Genshin Impact also saw its first release on Xbox during the Natlan series of patches, releasing on November 20.

== Reception ==
Critics gave Natlan a mixed reception, though most praised its gameplay innovations. The terrain traversal system in particular was highlighted for adding mobility, with Screen Rant's Cody Gravelle calling its verticality and speed memorable. Reviewers also commented that integrating traversal abilities into both characters and the environment made exploration more dynamic and rewarding. Beyond gameplay, Natlan's visual design was also well-received. TheGamer described the region as gorgeous and agreed that its layout made exploration much easier. Reviewer Tsukihi of Japanese gaming site 4Gamer described the natural scenery as magnificent, and called the Saurians cute.

=== Character skin color controversy ===

Iansan, one of the game's few dark-skinned characters, is from Natlan.

Similar to Sumeru's characters, the reception of Natlan characters' appearances ingame was subject to controversy. Players and voice actors pointed out the lack of diversity, specifically in terms of their skin color. They say the characters such as Mavuika and Kinich are whitewashed depictions based on certain cultures' deities, and wish that miHoYo had developed them with skin colors closer in tone to the real-world regions on which they were based. Khoi Dao, the voice of Albedo, tweeted that "if a game draws so heavily from real-world cultures and bases a character on the supreme deity of [the] Yoruba religion" then the game character should bear some resemblance to said deity. Dao and other voice actors, including Yoimiya voice actress Jenny Yokobori and Sucrose voice actress Valeria Rodriguez publicly questioned miHoYo on its accuracy in representing certain characters, and Cyno voice actor Alejandro Saab added in a Tweet to HoYoverse, "You still got time to fix it". The Raiden Shogun's voice actress Anne Yatco expressed that she hopes the company "listens to its fanbase when valid criticism is made multiple years in a row about the execution of its research".

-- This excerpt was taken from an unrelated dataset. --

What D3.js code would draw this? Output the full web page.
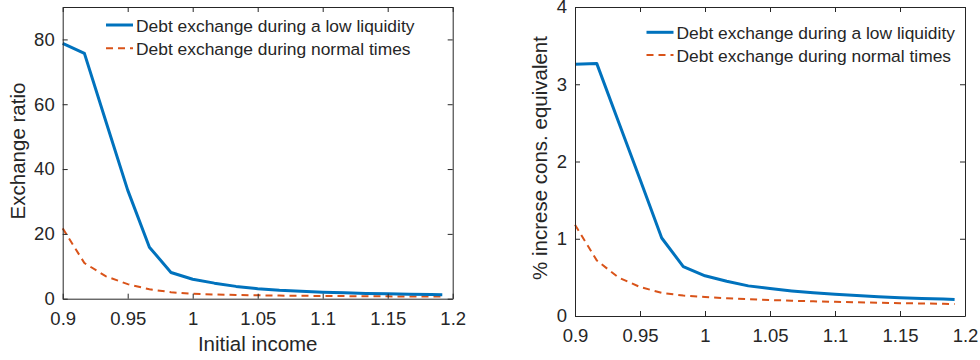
<!DOCTYPE html>
<html>
<head>
<meta charset="utf-8">
<script src="https://cdn.jsdelivr.net/npm/d3@7"></script>
<style>
body { margin: 0; background: #fff; }
text { font-family: "Liberation Sans", Arial, sans-serif; fill: #262626; }
</style>
</head>
<body>
<script>
// x grid (initial income)
var income = [0.9, 0.9167, 0.9333, 0.95, 0.9667, 0.9833, 1.0, 1.0167, 1.0333, 1.05,
              1.0667, 1.0833, 1.1, 1.1167, 1.1333, 1.15, 1.1667, 1.1833, 1.192];

// left panel: exchange ratio
var ratioLow = [78.8, 75.7, 54.6, 33.5, 15.9, 8.1, 6.0, 4.8, 3.8, 3.1,
                2.6, 2.3, 2.0, 1.8, 1.6, 1.5, 1.4, 1.3, 1.25];
var ratioNormal = [21.7, 11.0, 6.9, 4.5, 2.9, 2.0, 1.5, 1.3, 1.15, 1.05,
                   0.95, 0.9, 0.85, 0.8, 0.75, 0.72, 0.7, 0.68, 0.66];

// right panel: % increase cons. equivalent
var consLow = [3.26, 3.27, 2.52, 1.77, 1.01, 0.64, 0.52, 0.45, 0.39, 0.355,
               0.325, 0.30, 0.28, 0.265, 0.25, 0.237, 0.228, 0.22, 0.215];
var consNormal = [1.18, 0.72, 0.50, 0.375, 0.30, 0.265, 0.245, 0.23, 0.218, 0.207,
                  0.198, 0.19, 0.183, 0.177, 0.171, 0.166, 0.162, 0.158, 0.155];

var xTicks = [0.9, 0.95, 1, 1.05, 1.1, 1.15, 1.2];
var xTickLabels = ['0.9', '0.95', '1', '1.05', '1.1', '1.15', '1.2'];
var ratioTicks = [0, 20, 40, 60, 80];
var ratioTickLabels = ['0', '20', '40', '60', '80'];
var consTicks = [0, 1, 2, 3, 4];
var consTickLabels = ['0', '1', '2', '3', '4'];
var legendNames = ['Debt exchange during a low liquidity', 'Debt exchange during normal times'];

var blue = '#0072BD';
var red = '#D95319';
var axisColor = '#262626';

var svg = d3.select('body').append('svg')
	.attr('width', 980)
	.attr('height', 360);

function panel(opts) {
	var x = d3.scaleLinear().domain([0.9, 1.2]).range([opts.left, opts.right]);
	var y = d3.scaleLinear().domain(opts.yDomain).range([opts.bottom, opts.top]);

	var g = svg.append('g');

	var line = d3.line()
		.x(function(d, i) { return x(income[i]); })
		.y(function(d) { return y(d); });

	g.append('path')
		.datum(opts.normal)
		.attr('d', line)
		.attr('fill', 'none')
		.attr('stroke', red)
		.attr('stroke-width', 2)
		.attr('stroke-dasharray', '7,5');

	g.append('path')
		.datum(opts.low)
		.attr('d', line)
		.attr('fill', 'none')
		.attr('stroke', blue)
		.attr('stroke-width', 3)
		.attr('stroke-linejoin', 'round');

	// axes, MATLAB style: ticks inside, box on
	var xfmt = function(d) { return xTickLabels[xTicks.indexOf(d)]; };
	var yfmt = function(d) { return opts.yTickLabels[opts.yTicks.indexOf(d)]; };
	var bottom = g.append('g')
		.attr('transform', 'translate(0,' + opts.bottom + ')')
		.call(d3.axisBottom(x).tickValues(xTicks).tickFormat(xfmt).tickSizeInner(-5).tickSizeOuter(0).tickPadding(13));
	var top = g.append('g')
		.attr('transform', 'translate(0,' + opts.top + ')')
		.call(d3.axisTop(x).tickValues(xTicks).tickFormat('').tickSizeInner(-5).tickSizeOuter(0));
	var leftAx = g.append('g')
		.attr('transform', 'translate(' + opts.left + ',0)')
		.call(d3.axisLeft(y).tickValues(opts.yTicks).tickFormat(yfmt).tickSizeInner(-5).tickSizeOuter(0).tickPadding(8));
	var rightAx = g.append('g')
		.attr('transform', 'translate(' + opts.right + ',0)')
		.call(d3.axisRight(y).tickValues(opts.yTicks).tickFormat('').tickSizeInner(-5).tickSizeOuter(0));

	[bottom, top, leftAx, rightAx].forEach(function(a) {
		a.select('.domain').attr('stroke', axisColor);
		a.selectAll('.tick line').attr('stroke', axisColor);
		a.selectAll('text').attr('font-size', 18.5).attr('fill', axisColor)
			.style('font-family', '"Liberation Sans", Arial, sans-serif');
	});

	// legend
	var lg = g.append('g');
	[[blue, 3, null], [red, 2, '7,5']].forEach(function(s, i) {
		var ly = opts.legendY + i * opts.legendGap;
		lg.append('line')
			.attr('x1', opts.legendX).attr('x2', opts.legendX + 27)
			.attr('y1', ly).attr('y2', ly)
			.attr('stroke', s[0])
			.attr('stroke-width', s[1])
			.attr('stroke-dasharray', s[2]);
		lg.append('text')
			.attr('x', opts.legendX + 30)
			.attr('y', ly + 6.5)
			.attr('font-size', 17.4)
			.text(legendNames[i]);
	});

	// y label
	g.append('text')
		.attr('transform', 'translate(' + opts.yLabelX + ',' + opts.yLabelY + ') rotate(-90)')
		.attr('text-anchor', 'middle')
		.attr('font-size', 20.5)
		.text(opts.yLabel);

	if (opts.xLabel) {
		g.append('text')
			.attr('x', (opts.left + opts.right) / 2)
			.attr('y', 351)
			.attr('text-anchor', 'middle')
			.attr('font-size', 20.5)
			.text(opts.xLabel);
	}
}

panel({
	left: 62.7, right: 452.7, top: 7, bottom: 298.7,
	yDomain: [0, 90], yTicks: ratioTicks, yTickLabels: ratioTickLabels,
	low: ratioLow, normal: ratioNormal,
	legendX: 106, legendY: 25, legendGap: 23.3,
	yLabel: 'Exchange ratio', yLabelX: 25, yLabelY: 151,
	xLabel: 'Initial income'
});

panel({
	left: 575, right: 965, top: 7, bottom: 316,
	yDomain: [0, 4], yTicks: consTicks, yTickLabels: consTickLabels,
	low: consLow, normal: consNormal,
	legendX: 646.5, legendY: 32.3, legendGap: 22.7,
	yLabel: '% increse cons. equivalent', yLabelX: 547, yLabelY: 158
});
</script>
</body>
</html>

Kotaku described the issue as Genshin Impact's biggest controversy yet, originally fueled by the region's first reveal. This was in addition to a petition on Change.org to stop cultural appropriation; by November 2024, the petition had over 120,000 signatures. Polygon first indicated that fans were divided about the issue with many of them concerned about whitewashing, but then followed up with an interview that explored why actors spoke out. In the interview, a Genshin Impact voice actor who wished to stay anonymous due to potential retaliations from HoYoverse told reporter Ana Diaz that "when an issue affects a person's cultural background, and is so egregious in its misrepresentation, like the appropriation of ethnic gods, it's easier to notice." Yahoo News Taiwan published an explainer laying out why players accused HoYoverse of colorism and appropriation, as well as how the specific inspirations for deities made the light-skinned character designs a flashpoint of discussion.